**YOUR INSTRUCTIONS:**
Do any lines in the data below contain "this"? If so, copy every one of them.

**DATA RECORDS:**
################
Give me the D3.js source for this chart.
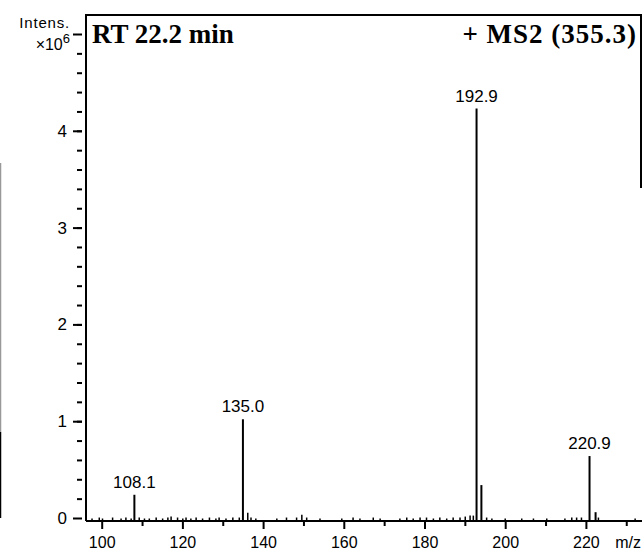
################
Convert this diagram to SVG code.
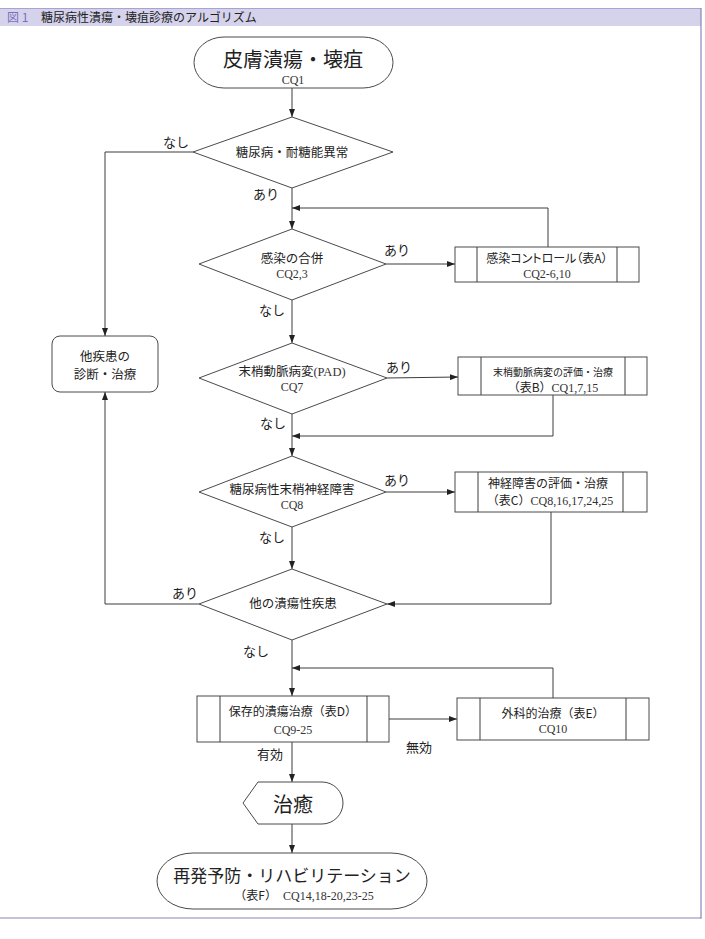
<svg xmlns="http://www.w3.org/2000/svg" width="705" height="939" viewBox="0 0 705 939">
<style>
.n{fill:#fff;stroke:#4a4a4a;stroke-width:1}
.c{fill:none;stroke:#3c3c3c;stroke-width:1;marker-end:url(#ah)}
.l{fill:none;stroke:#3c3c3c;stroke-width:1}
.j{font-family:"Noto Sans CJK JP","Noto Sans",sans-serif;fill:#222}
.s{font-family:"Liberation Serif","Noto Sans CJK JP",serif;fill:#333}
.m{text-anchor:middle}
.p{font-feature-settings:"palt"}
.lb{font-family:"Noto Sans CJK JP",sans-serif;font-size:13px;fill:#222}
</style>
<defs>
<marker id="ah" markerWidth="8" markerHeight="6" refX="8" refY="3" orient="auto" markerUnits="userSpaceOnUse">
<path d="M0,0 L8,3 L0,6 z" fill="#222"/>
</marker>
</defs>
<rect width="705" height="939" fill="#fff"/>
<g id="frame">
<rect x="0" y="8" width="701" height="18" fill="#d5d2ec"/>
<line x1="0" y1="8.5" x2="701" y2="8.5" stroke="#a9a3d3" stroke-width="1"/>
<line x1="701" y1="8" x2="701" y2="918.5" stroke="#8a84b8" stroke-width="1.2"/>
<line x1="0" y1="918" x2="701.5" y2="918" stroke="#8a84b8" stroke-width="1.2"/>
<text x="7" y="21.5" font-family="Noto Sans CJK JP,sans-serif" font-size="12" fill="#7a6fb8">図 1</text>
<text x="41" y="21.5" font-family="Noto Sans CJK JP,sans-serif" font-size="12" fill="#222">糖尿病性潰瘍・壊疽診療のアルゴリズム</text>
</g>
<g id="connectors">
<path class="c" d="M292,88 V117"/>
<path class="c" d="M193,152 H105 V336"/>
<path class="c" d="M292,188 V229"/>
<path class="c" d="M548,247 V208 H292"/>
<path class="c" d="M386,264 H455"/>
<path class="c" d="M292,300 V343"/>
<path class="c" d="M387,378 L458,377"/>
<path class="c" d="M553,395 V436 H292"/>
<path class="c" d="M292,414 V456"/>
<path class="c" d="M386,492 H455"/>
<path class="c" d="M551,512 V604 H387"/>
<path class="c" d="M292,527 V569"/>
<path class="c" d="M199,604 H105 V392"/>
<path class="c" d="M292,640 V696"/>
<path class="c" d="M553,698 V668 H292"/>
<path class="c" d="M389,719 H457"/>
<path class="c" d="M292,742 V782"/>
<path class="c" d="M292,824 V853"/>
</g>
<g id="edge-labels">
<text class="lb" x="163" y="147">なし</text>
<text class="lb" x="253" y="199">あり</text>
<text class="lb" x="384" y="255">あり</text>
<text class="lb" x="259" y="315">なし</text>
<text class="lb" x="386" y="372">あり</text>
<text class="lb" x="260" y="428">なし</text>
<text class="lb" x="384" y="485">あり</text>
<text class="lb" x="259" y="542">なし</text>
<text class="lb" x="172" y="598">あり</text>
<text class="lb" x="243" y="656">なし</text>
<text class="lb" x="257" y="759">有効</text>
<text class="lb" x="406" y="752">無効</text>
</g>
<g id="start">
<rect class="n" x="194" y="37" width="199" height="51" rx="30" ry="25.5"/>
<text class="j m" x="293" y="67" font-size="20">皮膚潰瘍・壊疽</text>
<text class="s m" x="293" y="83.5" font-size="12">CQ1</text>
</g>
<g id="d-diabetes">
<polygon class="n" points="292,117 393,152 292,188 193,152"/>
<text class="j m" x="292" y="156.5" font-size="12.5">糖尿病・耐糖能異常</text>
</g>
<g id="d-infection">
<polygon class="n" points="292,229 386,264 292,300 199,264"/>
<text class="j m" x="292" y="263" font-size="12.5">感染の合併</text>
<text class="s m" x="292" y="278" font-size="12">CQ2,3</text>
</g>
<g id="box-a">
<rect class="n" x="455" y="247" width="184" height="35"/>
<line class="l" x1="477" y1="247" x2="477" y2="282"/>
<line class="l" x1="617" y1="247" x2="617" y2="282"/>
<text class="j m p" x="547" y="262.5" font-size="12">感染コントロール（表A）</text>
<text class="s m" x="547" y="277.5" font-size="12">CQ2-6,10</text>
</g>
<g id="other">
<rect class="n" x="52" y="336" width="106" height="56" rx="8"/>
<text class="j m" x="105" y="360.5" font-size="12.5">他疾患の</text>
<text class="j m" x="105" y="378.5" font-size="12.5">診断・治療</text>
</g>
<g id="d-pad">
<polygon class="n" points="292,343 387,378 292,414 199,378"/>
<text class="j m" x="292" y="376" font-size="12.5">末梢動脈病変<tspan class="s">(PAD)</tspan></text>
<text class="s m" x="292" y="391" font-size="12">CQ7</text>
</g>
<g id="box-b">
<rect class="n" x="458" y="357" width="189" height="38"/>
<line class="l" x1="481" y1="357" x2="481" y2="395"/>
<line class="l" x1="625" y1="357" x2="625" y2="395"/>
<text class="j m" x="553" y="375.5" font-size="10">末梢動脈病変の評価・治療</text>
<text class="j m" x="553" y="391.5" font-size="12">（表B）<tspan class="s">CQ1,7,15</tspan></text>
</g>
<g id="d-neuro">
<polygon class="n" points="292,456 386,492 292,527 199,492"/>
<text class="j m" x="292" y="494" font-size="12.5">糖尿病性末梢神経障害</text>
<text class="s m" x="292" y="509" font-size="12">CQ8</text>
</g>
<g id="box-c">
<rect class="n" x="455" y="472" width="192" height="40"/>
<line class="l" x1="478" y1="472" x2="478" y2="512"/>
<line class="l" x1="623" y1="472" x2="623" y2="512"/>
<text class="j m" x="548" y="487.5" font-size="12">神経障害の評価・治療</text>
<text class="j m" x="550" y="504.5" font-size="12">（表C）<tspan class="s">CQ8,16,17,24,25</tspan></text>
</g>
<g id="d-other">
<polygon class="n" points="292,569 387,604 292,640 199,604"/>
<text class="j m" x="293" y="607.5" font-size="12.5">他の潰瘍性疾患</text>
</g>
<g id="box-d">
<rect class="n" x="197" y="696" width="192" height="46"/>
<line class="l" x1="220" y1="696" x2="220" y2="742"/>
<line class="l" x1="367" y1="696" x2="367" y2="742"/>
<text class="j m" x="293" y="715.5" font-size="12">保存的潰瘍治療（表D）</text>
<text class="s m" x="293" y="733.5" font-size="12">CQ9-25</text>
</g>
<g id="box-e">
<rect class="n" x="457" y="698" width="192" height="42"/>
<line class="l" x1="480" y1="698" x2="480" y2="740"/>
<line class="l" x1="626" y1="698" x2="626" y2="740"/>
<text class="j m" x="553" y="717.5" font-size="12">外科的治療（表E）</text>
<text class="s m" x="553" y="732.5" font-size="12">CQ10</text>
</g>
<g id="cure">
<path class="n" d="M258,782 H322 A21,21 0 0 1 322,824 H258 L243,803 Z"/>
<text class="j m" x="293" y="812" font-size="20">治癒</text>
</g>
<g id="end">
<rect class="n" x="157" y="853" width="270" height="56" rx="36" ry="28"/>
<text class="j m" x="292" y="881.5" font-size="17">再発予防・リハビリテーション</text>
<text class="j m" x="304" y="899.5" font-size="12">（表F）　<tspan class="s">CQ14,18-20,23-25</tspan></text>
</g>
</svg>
################
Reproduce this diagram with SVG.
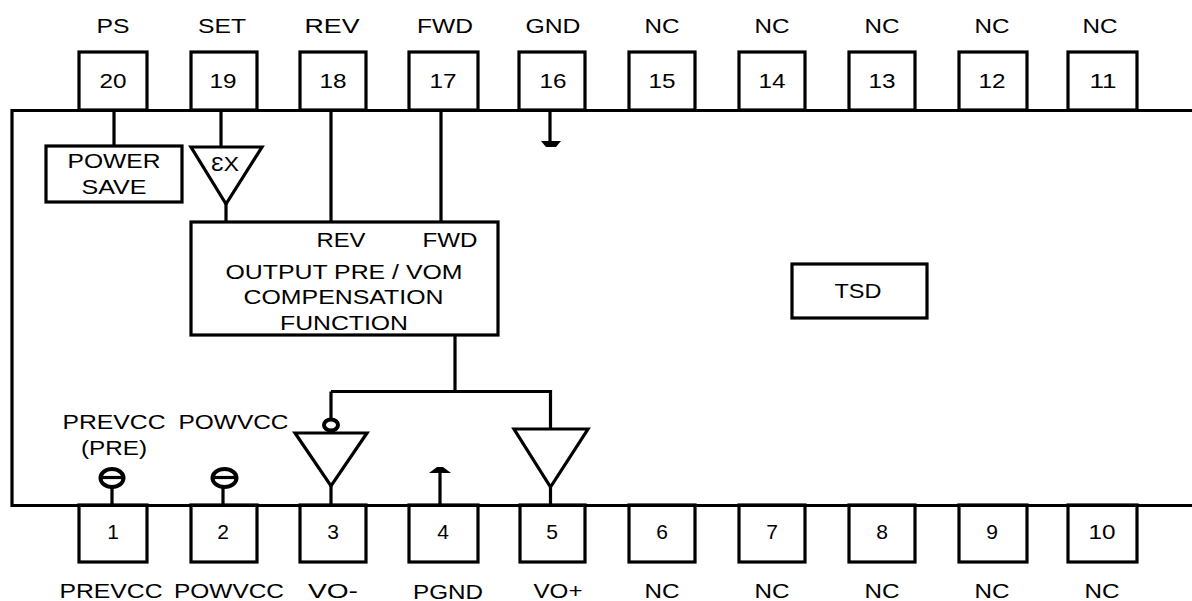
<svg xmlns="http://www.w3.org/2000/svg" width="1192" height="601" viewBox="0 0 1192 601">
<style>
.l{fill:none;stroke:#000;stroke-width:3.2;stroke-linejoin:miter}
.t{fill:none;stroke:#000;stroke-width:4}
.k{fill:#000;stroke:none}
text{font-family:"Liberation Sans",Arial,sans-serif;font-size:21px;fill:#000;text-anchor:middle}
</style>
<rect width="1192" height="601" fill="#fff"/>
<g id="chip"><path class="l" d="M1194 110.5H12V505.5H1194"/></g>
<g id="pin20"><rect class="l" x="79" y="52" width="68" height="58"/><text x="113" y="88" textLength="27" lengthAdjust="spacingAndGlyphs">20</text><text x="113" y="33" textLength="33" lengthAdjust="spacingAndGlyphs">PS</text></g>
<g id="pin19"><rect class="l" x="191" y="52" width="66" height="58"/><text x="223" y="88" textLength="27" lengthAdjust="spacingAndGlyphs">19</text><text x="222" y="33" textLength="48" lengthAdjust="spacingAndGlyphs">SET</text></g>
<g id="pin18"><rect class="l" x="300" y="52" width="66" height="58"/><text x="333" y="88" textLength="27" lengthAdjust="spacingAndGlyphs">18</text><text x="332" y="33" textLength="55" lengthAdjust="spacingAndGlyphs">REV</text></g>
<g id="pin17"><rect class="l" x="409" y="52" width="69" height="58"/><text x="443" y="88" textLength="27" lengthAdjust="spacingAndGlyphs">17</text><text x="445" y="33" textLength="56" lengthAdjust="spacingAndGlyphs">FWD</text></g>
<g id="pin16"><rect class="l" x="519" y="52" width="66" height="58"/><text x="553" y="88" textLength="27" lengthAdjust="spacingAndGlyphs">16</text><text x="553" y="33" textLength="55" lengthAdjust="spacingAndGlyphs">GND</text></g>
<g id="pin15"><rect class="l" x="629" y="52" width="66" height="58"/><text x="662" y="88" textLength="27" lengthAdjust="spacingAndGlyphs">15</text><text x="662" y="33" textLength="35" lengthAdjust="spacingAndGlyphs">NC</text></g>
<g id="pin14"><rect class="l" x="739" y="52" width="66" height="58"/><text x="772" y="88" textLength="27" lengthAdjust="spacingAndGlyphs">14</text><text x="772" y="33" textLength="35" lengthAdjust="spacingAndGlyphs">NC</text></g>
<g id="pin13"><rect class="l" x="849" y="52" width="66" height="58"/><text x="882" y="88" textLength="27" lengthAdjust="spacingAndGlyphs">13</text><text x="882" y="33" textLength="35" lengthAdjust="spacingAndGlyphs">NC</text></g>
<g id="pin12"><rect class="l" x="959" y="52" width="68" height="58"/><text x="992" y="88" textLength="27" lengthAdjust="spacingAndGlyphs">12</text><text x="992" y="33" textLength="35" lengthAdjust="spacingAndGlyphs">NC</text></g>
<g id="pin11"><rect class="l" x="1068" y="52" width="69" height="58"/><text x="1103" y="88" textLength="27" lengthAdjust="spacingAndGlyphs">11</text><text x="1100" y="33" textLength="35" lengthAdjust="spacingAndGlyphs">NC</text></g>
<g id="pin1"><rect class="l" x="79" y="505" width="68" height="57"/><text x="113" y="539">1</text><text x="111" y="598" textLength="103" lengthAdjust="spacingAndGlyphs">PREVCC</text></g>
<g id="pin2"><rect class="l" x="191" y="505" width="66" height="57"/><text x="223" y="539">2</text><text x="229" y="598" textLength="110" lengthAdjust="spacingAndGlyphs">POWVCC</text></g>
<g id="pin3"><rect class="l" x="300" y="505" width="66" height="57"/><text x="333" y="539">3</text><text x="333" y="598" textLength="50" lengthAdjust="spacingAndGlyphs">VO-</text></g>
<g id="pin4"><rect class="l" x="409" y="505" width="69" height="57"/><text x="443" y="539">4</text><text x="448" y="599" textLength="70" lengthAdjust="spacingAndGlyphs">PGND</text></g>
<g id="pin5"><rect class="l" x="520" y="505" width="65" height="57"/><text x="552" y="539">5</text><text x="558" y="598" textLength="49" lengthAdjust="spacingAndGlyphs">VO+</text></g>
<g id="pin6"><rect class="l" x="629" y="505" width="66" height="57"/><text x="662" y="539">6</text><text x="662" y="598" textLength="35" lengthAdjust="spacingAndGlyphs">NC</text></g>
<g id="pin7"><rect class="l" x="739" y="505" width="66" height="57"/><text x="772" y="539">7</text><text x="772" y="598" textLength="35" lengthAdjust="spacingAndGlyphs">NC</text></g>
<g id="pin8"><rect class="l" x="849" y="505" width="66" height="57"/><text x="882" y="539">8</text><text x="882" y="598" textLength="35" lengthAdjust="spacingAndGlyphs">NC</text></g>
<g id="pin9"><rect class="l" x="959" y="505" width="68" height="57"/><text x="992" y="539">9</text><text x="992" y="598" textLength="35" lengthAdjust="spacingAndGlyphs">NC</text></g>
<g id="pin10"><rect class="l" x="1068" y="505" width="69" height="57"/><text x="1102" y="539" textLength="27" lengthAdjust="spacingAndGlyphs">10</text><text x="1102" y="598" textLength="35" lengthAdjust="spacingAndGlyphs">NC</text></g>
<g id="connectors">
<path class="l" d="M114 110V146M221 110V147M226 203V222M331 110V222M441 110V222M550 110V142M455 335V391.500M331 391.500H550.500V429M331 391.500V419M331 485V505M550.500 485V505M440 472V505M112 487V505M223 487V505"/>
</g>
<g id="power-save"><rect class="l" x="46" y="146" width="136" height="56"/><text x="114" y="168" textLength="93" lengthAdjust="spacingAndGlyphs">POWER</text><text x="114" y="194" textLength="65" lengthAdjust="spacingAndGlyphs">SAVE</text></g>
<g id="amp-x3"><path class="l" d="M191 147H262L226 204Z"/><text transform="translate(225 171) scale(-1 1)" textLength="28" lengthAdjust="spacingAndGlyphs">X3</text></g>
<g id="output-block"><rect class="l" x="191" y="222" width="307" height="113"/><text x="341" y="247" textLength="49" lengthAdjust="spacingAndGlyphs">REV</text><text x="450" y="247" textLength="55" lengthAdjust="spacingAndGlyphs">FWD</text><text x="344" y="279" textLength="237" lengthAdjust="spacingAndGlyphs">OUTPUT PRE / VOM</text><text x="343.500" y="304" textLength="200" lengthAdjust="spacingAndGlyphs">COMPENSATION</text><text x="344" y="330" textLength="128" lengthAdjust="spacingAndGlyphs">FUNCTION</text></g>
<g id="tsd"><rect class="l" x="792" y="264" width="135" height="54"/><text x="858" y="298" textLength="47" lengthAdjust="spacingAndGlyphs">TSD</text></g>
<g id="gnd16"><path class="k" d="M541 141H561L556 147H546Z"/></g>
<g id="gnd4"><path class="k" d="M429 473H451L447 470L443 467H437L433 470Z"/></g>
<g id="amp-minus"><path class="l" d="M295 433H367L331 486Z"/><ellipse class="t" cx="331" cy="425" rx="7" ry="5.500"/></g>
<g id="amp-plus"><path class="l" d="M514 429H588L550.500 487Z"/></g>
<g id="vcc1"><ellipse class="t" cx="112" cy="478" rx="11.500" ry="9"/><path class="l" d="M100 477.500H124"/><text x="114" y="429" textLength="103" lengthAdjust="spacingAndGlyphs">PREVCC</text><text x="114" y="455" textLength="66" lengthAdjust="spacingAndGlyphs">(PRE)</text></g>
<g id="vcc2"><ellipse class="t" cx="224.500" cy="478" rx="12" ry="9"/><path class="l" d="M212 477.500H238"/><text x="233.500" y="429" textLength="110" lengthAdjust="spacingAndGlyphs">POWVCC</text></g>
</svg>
################
**REPLY TO THE EXERCISE:**
Give me the D3.js source for this chart.
Convert this diagram to SVG code.
Reproduce this diagram with SVG.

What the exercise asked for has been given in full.